**Task description:** Will you write out the data exactly, excluding every picture?

**Data provided:**
* * * * *

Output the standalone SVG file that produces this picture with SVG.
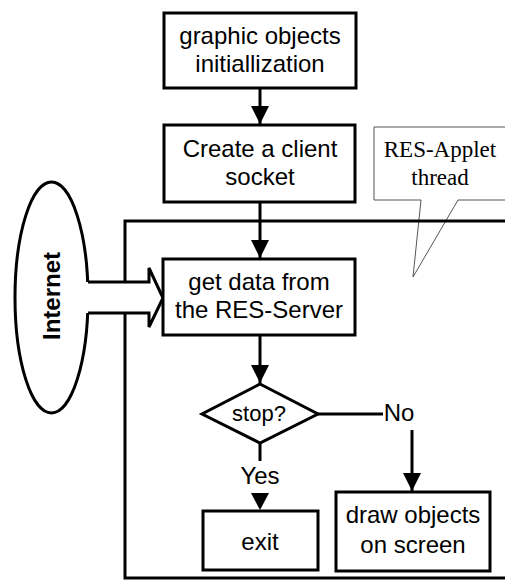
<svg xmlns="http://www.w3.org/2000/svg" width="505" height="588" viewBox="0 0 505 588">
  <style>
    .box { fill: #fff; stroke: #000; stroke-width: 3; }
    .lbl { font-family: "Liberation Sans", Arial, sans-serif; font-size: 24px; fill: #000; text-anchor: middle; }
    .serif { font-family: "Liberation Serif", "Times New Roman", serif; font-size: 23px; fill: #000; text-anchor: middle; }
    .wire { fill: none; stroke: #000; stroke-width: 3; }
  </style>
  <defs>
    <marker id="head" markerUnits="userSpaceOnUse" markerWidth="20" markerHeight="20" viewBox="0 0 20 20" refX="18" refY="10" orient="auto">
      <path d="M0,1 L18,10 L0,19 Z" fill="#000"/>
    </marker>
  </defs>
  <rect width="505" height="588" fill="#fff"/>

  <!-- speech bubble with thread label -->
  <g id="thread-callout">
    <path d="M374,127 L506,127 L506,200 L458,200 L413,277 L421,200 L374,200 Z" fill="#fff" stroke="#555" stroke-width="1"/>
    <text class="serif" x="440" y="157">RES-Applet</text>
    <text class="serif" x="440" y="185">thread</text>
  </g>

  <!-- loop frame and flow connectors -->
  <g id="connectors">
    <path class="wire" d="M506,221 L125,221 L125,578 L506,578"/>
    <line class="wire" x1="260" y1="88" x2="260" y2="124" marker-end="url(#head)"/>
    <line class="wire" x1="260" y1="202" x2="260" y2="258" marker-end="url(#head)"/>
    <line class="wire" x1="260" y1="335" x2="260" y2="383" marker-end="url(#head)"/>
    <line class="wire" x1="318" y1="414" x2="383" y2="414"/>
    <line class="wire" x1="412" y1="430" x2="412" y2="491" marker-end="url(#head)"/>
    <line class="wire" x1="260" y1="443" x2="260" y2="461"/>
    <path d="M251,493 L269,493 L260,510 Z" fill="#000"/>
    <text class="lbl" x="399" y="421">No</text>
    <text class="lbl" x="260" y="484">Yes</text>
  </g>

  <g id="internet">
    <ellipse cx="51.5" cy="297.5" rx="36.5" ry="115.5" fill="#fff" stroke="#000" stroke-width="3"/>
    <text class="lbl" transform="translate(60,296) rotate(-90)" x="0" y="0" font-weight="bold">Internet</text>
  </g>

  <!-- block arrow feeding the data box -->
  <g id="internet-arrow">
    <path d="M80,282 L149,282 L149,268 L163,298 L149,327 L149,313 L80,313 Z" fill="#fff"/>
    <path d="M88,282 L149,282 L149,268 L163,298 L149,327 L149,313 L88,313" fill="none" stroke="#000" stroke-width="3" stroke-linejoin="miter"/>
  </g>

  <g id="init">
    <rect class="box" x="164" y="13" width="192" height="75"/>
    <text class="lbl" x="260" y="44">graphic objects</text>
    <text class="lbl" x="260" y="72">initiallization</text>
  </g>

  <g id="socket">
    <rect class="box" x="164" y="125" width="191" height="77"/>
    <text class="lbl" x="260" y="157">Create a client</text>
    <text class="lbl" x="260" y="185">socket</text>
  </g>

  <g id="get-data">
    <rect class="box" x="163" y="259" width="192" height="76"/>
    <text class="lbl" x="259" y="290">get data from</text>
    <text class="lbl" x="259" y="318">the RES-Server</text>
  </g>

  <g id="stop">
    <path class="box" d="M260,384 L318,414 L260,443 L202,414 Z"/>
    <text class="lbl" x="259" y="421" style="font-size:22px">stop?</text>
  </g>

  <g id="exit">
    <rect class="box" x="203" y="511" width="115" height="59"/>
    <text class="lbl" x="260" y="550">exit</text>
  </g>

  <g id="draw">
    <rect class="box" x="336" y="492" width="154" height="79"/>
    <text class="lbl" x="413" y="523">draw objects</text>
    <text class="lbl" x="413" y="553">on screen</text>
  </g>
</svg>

* * * * *

**Response to the task:**
Output the standalone SVG file that produces this picture with SVG.
<svg xmlns="http://www.w3.org/2000/svg" width="505" height="588" viewBox="0 0 505 588">
  <style>
    .box { fill: #fff; stroke: #000; stroke-width: 3; }
    .lbl { font-family: "Liberation Sans", Arial, sans-serif; font-size: 24px; fill: #000; text-anchor: middle; }
    .serif { font-family: "Liberation Serif", "Times New Roman", serif; font-size: 23px; fill: #000; text-anchor: middle; }
    .wire { fill: none; stroke: #000; stroke-width: 3; }
  </style>
  <defs>
    <marker id="head" markerUnits="userSpaceOnUse" markerWidth="20" markerHeight="20" viewBox="0 0 20 20" refX="18" refY="10" orient="auto">
      <path d="M0,1 L18,10 L0,19 Z" fill="#000"/>
    </marker>
  </defs>
  <rect width="505" height="588" fill="#fff"/>

  <!-- speech bubble with thread label -->
  <g id="thread-callout">
    <path d="M374,127 L506,127 L506,200 L458,200 L413,277 L421,200 L374,200 Z" fill="#fff" stroke="#555" stroke-width="1"/>
    <text class="serif" x="440" y="157">RES-Applet</text>
    <text class="serif" x="440" y="185">thread</text>
  </g>

  <!-- loop frame and flow connectors -->
  <g id="connectors">
    <path class="wire" d="M506,221 L125,221 L125,578 L506,578"/>
    <line class="wire" x1="260" y1="88" x2="260" y2="124" marker-end="url(#head)"/>
    <line class="wire" x1="260" y1="202" x2="260" y2="258" marker-end="url(#head)"/>
    <line class="wire" x1="260" y1="335" x2="260" y2="383" marker-end="url(#head)"/>
    <line class="wire" x1="318" y1="414" x2="383" y2="414"/>
    <line class="wire" x1="412" y1="430" x2="412" y2="491" marker-end="url(#head)"/>
    <line class="wire" x1="260" y1="443" x2="260" y2="461"/>
    <path d="M251,493 L269,493 L260,510 Z" fill="#000"/>
    <text class="lbl" x="399" y="421">No</text>
    <text class="lbl" x="260" y="484">Yes</text>
  </g>

  <g id="internet">
    <ellipse cx="51.5" cy="297.5" rx="36.5" ry="115.5" fill="#fff" stroke="#000" stroke-width="3"/>
    <text class="lbl" transform="translate(60,296) rotate(-90)" x="0" y="0" font-weight="bold">Internet</text>
  </g>

  <!-- block arrow feeding the data box -->
  <g id="internet-arrow">
    <path d="M80,282 L149,282 L149,268 L163,298 L149,327 L149,313 L80,313 Z" fill="#fff"/>
    <path d="M88,282 L149,282 L149,268 L163,298 L149,327 L149,313 L88,313" fill="none" stroke="#000" stroke-width="3" stroke-linejoin="miter"/>
  </g>

  <g id="init">
    <rect class="box" x="164" y="13" width="192" height="75"/>
    <text class="lbl" x="260" y="44">graphic objects</text>
    <text class="lbl" x="260" y="72">initiallization</text>
  </g>

  <g id="socket">
    <rect class="box" x="164" y="125" width="191" height="77"/>
    <text class="lbl" x="260" y="157">Create a client</text>
    <text class="lbl" x="260" y="185">socket</text>
  </g>

  <g id="get-data">
    <rect class="box" x="163" y="259" width="192" height="76"/>
    <text class="lbl" x="259" y="290">get data from</text>
    <text class="lbl" x="259" y="318">the RES-Server</text>
  </g>

  <g id="stop">
    <path class="box" d="M260,384 L318,414 L260,443 L202,414 Z"/>
    <text class="lbl" x="259" y="421" style="font-size:22px">stop?</text>
  </g>

  <g id="exit">
    <rect class="box" x="203" y="511" width="115" height="59"/>
    <text class="lbl" x="260" y="550">exit</text>
  </g>

  <g id="draw">
    <rect class="box" x="336" y="492" width="154" height="79"/>
    <text class="lbl" x="413" y="523">draw objects</text>
    <text class="lbl" x="413" y="553">on screen</text>
  </g>
</svg>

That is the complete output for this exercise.